Editor’s Note: The following article is reprinted from the Today @ PC World blog at PCWorld.com.
Music professionals want more money, and now, they’re going after online retailers like Apple’s iTunes and Amazon to get it. Performing rights groups such as the American Society of Composers, Authors and Publishers (ASCAP), Broadcast Music Inc. (BMI), and others believe online retailers need to pay industry professionals for music contained in film and television downloads, 30-second song samples, and radio station streaming, according to CNET. Their rationale for the new fees? All of these instances count as public performances.
Let’s boil these complaints down one by one:
Pay me for those thirty-second samples
iTunes allows you to listen to a short snippet from a song before choosing to buy it, something that’s even easier to do in the new iTunes 9. Music professionals have also noticed how easy it is to sample their work in the iTunes Store, and argue that these samples count as public performances. Apple, therefore, owes the rights holder a royalty payment every time someone listens to one of these snippets, they claim.
What the music pros fail to acknowledge is that short samples are a method of enticing a customer to make a further purchase. They are not meant as a way for you to listen to a song for free, but a way to decide whether you want to buy a particular song.
If the music publishers want Apple to fork over money for those snippets, then one of two things will happen: iTunes prices will go up or the 30-second samples will disappear. Both would result in fewer song sales, and even smaller royalty checks going to the music industry.
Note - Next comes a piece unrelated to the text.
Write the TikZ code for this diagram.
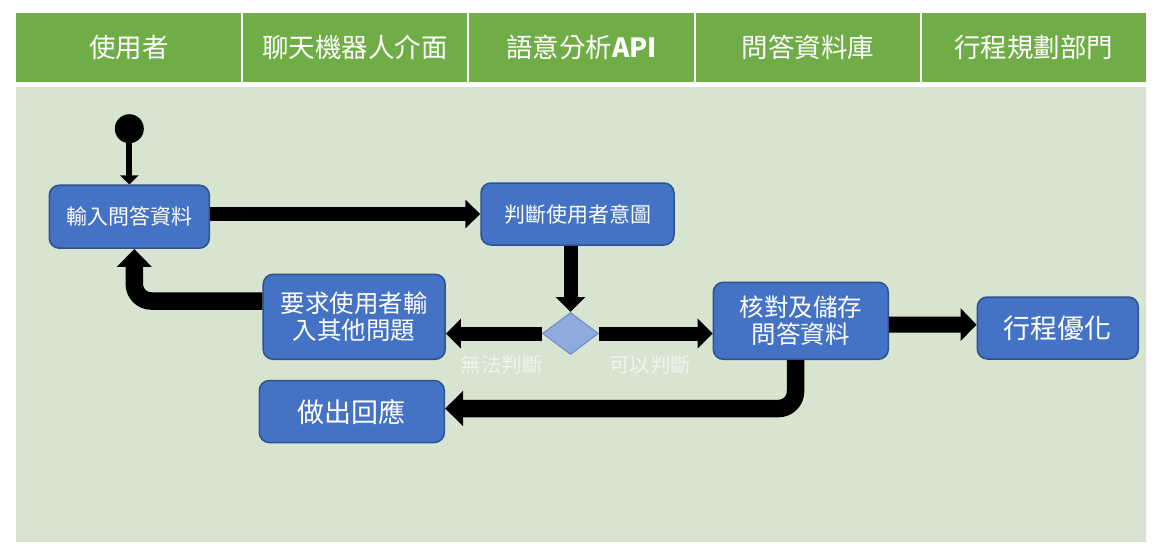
\documentclass[tikz,border=0pt]{standalone}
\usepackage{fontspec}
\setmainfont{Noto Sans CJK TC}
\usetikzlibrary{arrows.meta,shapes.geometric}
\definecolor{hdrgreen}{RGB}{112,173,71}
\definecolor{bodygreen}{RGB}{215,228,207}
\definecolor{boxblue}{RGB}{68,114,196}
\definecolor{boxedge}{RGB}{47,82,143}
\definecolor{diafill}{RGB}{143,170,220}
\definecolor{diaedge}{RGB}{110,140,205}
\definecolor{lbltext}{RGB}{240,244,238}
\begin{document}
\begin{tikzpicture}[x=1pt,y=-1pt,
  act/.style={draw=boxedge, line width=1.5pt, fill=boxblue, rounded corners=10pt,
    text=white, align=center, inner sep=0pt},
  smalltxt/.style={font=\fontsize{21}{25}\selectfont},
  bigtxt/.style={font=\fontsize{24.5}{27}\selectfont},
  hugetxt/.style={font=\fontsize{27}{30}\selectfont},
  lanehdr/.style={text=white, font=\fontsize{26.5}{30}\selectfont},
  lbl/.style={text=lbltext, font=\fontsize{20.5}{24}\selectfont},
  flow/.style={line width=14pt, -{Triangle[length=15pt,width=29pt]}},
  flowthick/.style={line width=17.5pt, rounded corners=17pt, -{Triangle[length=18pt,width=34pt]}},
  stem/.style={line width=6pt, -{Triangle[length=9pt,width=18pt]}}
]
\useasboundingbox (0,0) rectangle (1175,557);
% header and body
\fill[hdrgreen] (16,13) rectangle (1146,82);
\fill[bodygreen] (16,87) rectangle (1146,542);
\foreach \xx in {242,468,695,921} \draw[white, line width=2pt] (\xx,13) -- (\xx,82);
\node[lanehdr] (h1) at (129,47.5) {使用者};
\node[lanehdr] (h2) at (355,47.5) {聊天機器人介面};
\node[lanehdr] (h3) at (581.5,47.5) {語意分析{\bfseries API}};
\node[lanehdr] (h4) at (808,47.5) {問答資料庫};
\node[lanehdr] (h5) at (1033.5,47.5) {行程規劃部門};
% nodes
\node[circle, fill=black, minimum size=29pt, inner sep=0pt] (st) at (129.3,128.7) {};
\node[act, smalltxt, minimum width=160pt, minimum height=63pt] (in) at (129.3,216.7) {輸入問答資料};
\node[act, smalltxt, minimum width=193pt, minimum height=62pt] (jud) at (577.5,214) {判斷使用者意圖};
\node[diamond, draw=diaedge, fill=diafill, line width=1pt, minimum width=56pt, minimum height=42pt, inner sep=0pt] (dia) at (570.5,333.5) {};
\node[act, bigtxt, minimum width=182pt, minimum height=85pt] (req) at (354.2,316.8) {要求使用者輸\\入其他問題};
\node[act, hugetxt, minimum width=185pt, minimum height=62pt] (resp) at (351.8,411.5) {做出回應};
\node[act, bigtxt, minimum width=175pt, minimum height=77pt] (chk) at (800.8,320.8) {核對及儲存\\問答資料};
\node[act, hugetxt, minimum width=161pt, minimum height=62pt] (opt) at (1057.8,328) {行程優化};
\node[lbl] (l1) at (501.7,365) {無法判斷};
\node[lbl] (l2) at (650,365) {可以判斷};
% connectors
\draw[stem] (st) -- (in);
\draw[flow, line width=13.3pt, -{Triangle[length=15pt,width=28pt]}] (in.east |- jud.west) -- (jud.west);
\draw[flow] (jud.south -| dia.north) -- (dia.north);
\draw[flow] (dia.west) -- (req.east |- dia.west);
\draw[flow] (dia.east) -- (chk.west |- dia.east);
\draw[flow, line width=16pt, -{Triangle[length=16pt,width=32pt]}] ([yshift=-3.8pt]chk.east) -- ([yshift=3.3pt]opt.west);
\draw[flowthick] ([yshift=15.8pt]req.west) -| ([xshift=5pt]in.south);
\draw[flowthick] ([xshift=-5.3pt]chk.south) |- ([yshift=3pt]resp.east);
\end{tikzpicture}
\end{document}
Pay me for radio streaming
A creaky old feature on iTunes is radio listings that allow you to listen to radio stations over the Internet. Quite frankly, I’ve always found this to be a terrible feature, and the streaming quality has never been that good.
So why should iTunes pay out for this feature? Apple is merely acting as the conduit for the radio stations; it is not the source of the broadcasts. If the music publishers have a beef with anyone, it should be the radio stations creating the broadcasts not iTunes.
Would anyone be sorry to see this feature go if it got too expensive? I know I wouldn’t be.
Pay me for film and TV downloads
The music industry is trying to argue that whenever someone downloads a television episode or a film, the musicians need to be paid. That sounds like a reasonable idea, but the music pros are arguing that an episode download is the same thing as watching it on TV.
When video content is broadcast on television or screened in a theater, the musicians get paid because it is considered a public performance. However, when you buy a video download many music professionals receive nothing for the music they created. This happens, as CNET points out, because lesser known composers will often waive royalty fees for the actual making of the music, in the hopes of earning significant revenue from public broadcasts and screenings.
The problem is, as more people opt for digital downloads, those public performance revenues disappear.
An argument for the music industry
The music industry may be going overboard with this latest attempt to pull more money from Apple and other online retailers, but music professionals are getting screwed in the digital age. Let’s be clear: we’re not talking about rock stars and celebrity film composers living in Beverly Hills, but unknown middle class people who create music scores for television and film on a daily basis. These people need to get paid.
But is an online retailer the right target? Buying content from iTunes and Amazon is no different from buying a DVD at Target or Wal-Mart. Sure, the content is easier to buy and you are not forced to purchase entire seasons of a particular television show, but the end result for the consumer is exactly the same.